Wednesday, May 28, 2008

Taming The Hermeneutic Of The Shrew

As I remarked last week, and found myself somewhat alone in so doing, the onslaught against Sen. Hillary Clinton for her remarks about Sen. Robert Kennedy's murder after a hotly contested June primary in California, continues apace. Bob Somerby covers the latest nonsense in today's edition of The Daily Howler and, in so doing, asks the question at the heart not just of this fake tempest, but of our entire political culture:
As a society, are we able to interpret meaning in a standard manner at all? Or is everything just a novel now?

The other day, I was visited by Oliver Willis, who insisted without evidence, that Clinton's continued presence in the Democratic primary campaign was a matter of ego, and that by so continuing, the inevitable result would be a McCain victory. This is not just an inability to interpret correctly. It is, as Somerby says, just a novel. Everyone knows that Sen. Clinton is an egotistical harpy, concerned only with her own image and the pursuit of power at all costs. Since everyone knows this, interpreting every word, act, gesture, laugh, and hand clap becomes an exercise in the hermeneutics of the shrew. I may not be an insider or player like Willis; I may not link to celebrity T & A, driving up my hit count. I'm just a z-level blogger with a small but dedicated readership. Yet, I was able, without too much trouble, to figure out what she meant, because I did not assume that Mrs. Clinton wants Sen. Obama killed.

Somerby uses a Harold Meyerson column in The Washington Post to further illustrate how this hermeneutic of the calculating shrew works. First, from the word processor of Meyerson to our bleeding eyes:
Had Florida and Michigan conducted their primaries the way the other 48 states conducted their own primaries and caucuses—that is, in accord with the very clear calendar laid down by the DNC well before the primaries began—then Clinton's marchers would be utterly justified in their claims. But when the two states flouted those rules by moving their primaries outside the prescribed time frame, the DNC, which gave neither state a waiver to do so, decreed that their primaries would not count and enjoined all presidential candidates from campaigning in those states. Obama and John Edwards complied with the DNC's dictates by removing their names from the Michigan ballot. Clinton did not.
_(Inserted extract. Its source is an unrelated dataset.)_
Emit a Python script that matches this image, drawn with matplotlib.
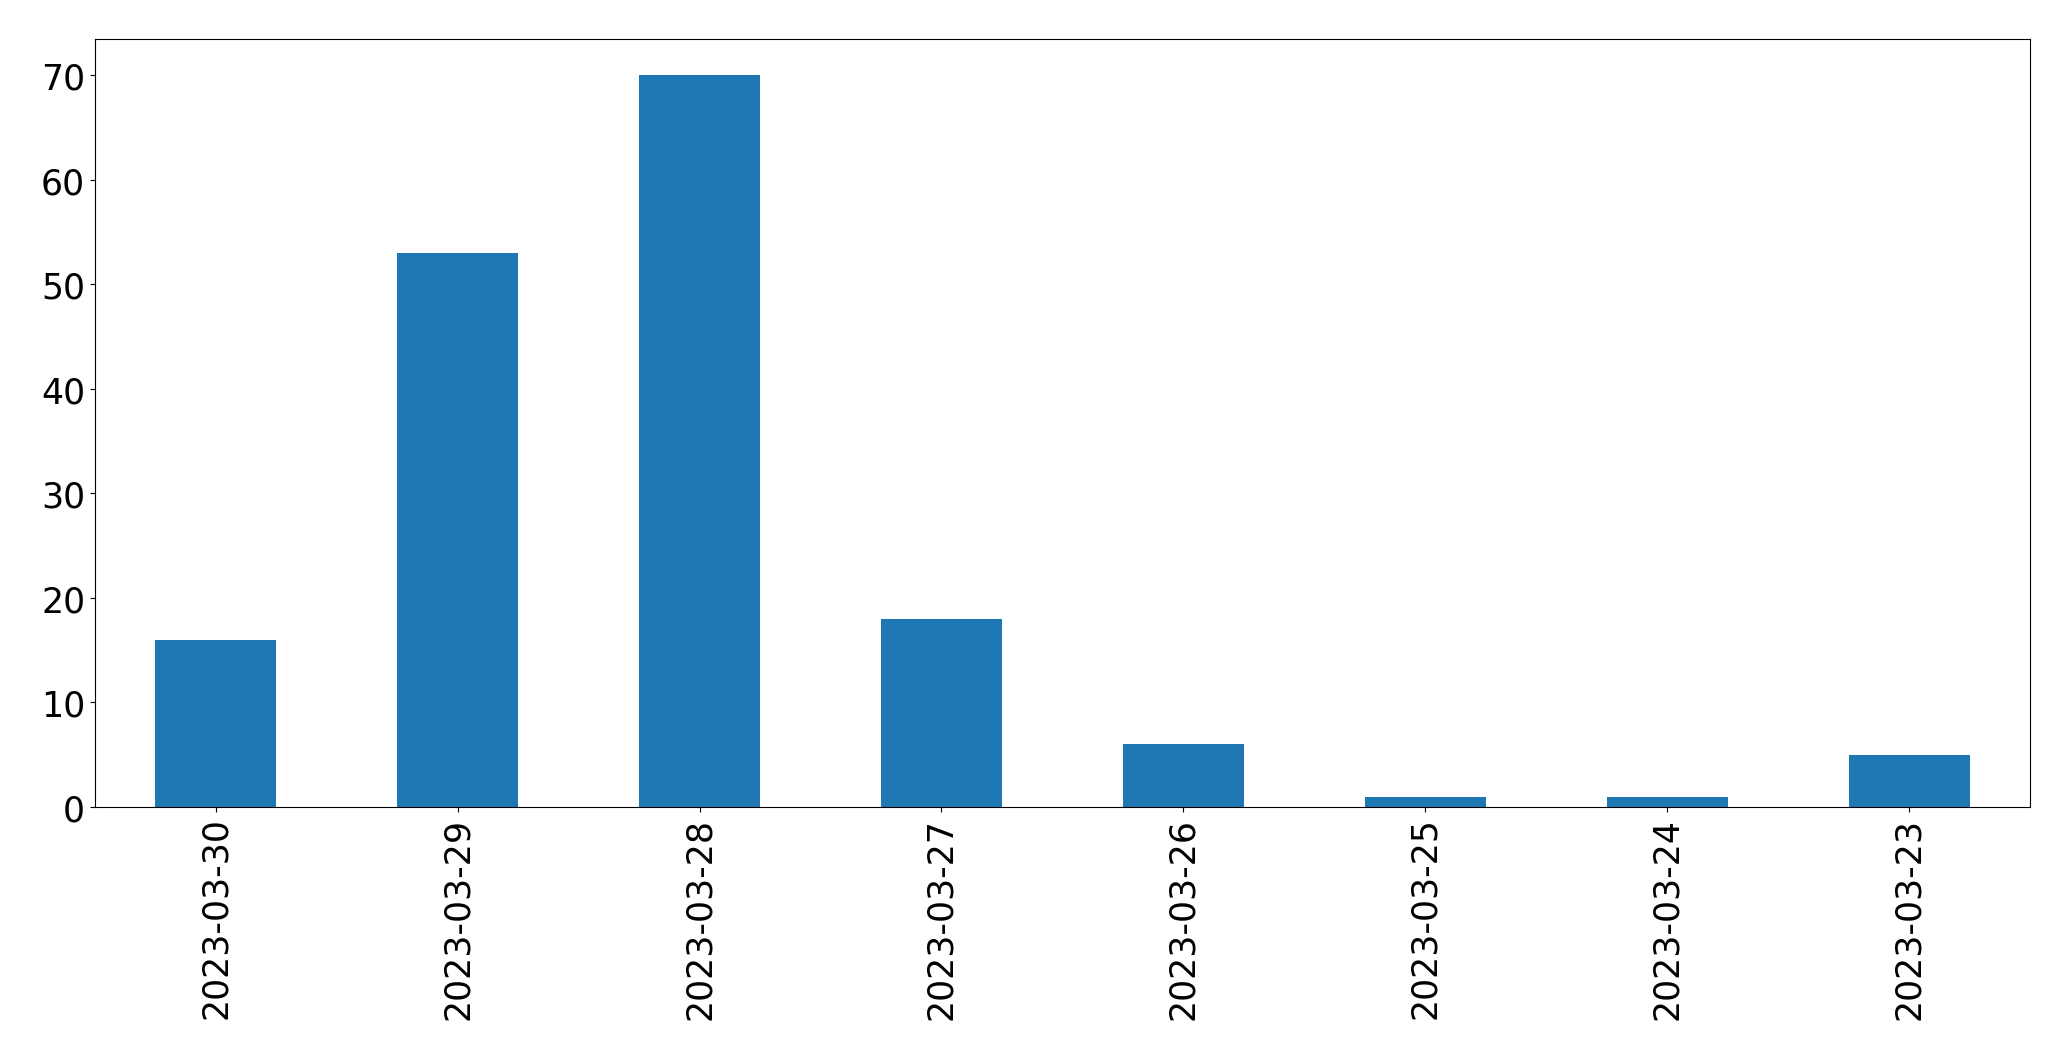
import matplotlib
matplotlib.use("Agg")
import matplotlib.pyplot as plt

dates = ["2023-03-30", "2023-03-29", "2023-03-28", "2023-03-27",
         "2023-03-26", "2023-03-25", "2023-03-24", "2023-03-23"]
counts = [16, 53, 70, 18, 6, 1, 1, 5]

fig = plt.figure(figsize=(20.71, 10.608), dpi=100)
ax = fig.add_axes([0.0458, 0.2385, 0.9344, 0.7242])
x = range(len(dates))
ax.bar(x, counts, width=0.5, color="#1f77b4")
ax.set_xlim(-0.5, len(dates) - 0.5)
ax.set_ylim(0, 73.5)
ax.set_xticks(list(x))
ax.set_xticklabels(dates, rotation=90)
ax.tick_params(labelsize=25)
fig.savefig("out.png", dpi=100)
Seating Michigan in full would mean the party validates the kind of one-candidate election (well, 1.03, to give Dennis Kucinich, Chris Dodd and Mike Gravel, who also remained on the ballot, their due) that is more common in autocracies than democracies. It would mean rewarding the one serious candidate who didn't remove her name from the ballot when all her rivals, in deference to the national party rules, did just that.

Now, the soothing salve of Somerby:
Sorry, but even Meyerson surely knows that there was no “DNC dictate”—no “national party rule”—requiring Obama, Edwards, Biden and Richardson to remove their names from the Michigan ballot. Duh! They did so voluntarily, at the last minute (as was their right); that’s why Clinton, Dodd, Kucinich and Gravel were free to leave their names there. The candidates’ decisions were voluntary; indeed, all the requests were made on October 9, the day of the ballot deadline, to considerable uproar in Michigan. (The DNC had condemned the state’s primary at least four weeks earlier.) Indeed, in the October 10 Detroit News, party honcho Debbie Dingell said that Obama’s campaign “had assured her last week that he would remain on the ballot.” We have no idea if that’s accurate, but no challenge to her statement was ever published—and it only made sense because there was no requirement that names be removed from the ballot. All the uproar, surprise and confusion occurred because there were no “rules” or “dictates” requiring names to be removed.

Request to Meyerson: What was the “dictate” to which you refer? Any chance you could quote it for us?

This is how not just political reporting should operate. This is how interpretation should run. Rather than continue to assume bad faith, especially when there is no evidence of bad faith, why not report facts? I realize it is more fun to construct a novel, the plot and characters of which everyone knows. Thus, the hermeneutic of the shrew.

Political reporting that relies not just on bad faith and factual inaccuracies, but assumptions of motive and character without any reference to anything other than what everyone seems to know to be the case needs to be called out for what it is - nonsense. Pure and simple. It doesn't matter who is the target of the nonsense, because, in the end, we all suffer from a press corps gone mad with the hermeneutics of the shrew.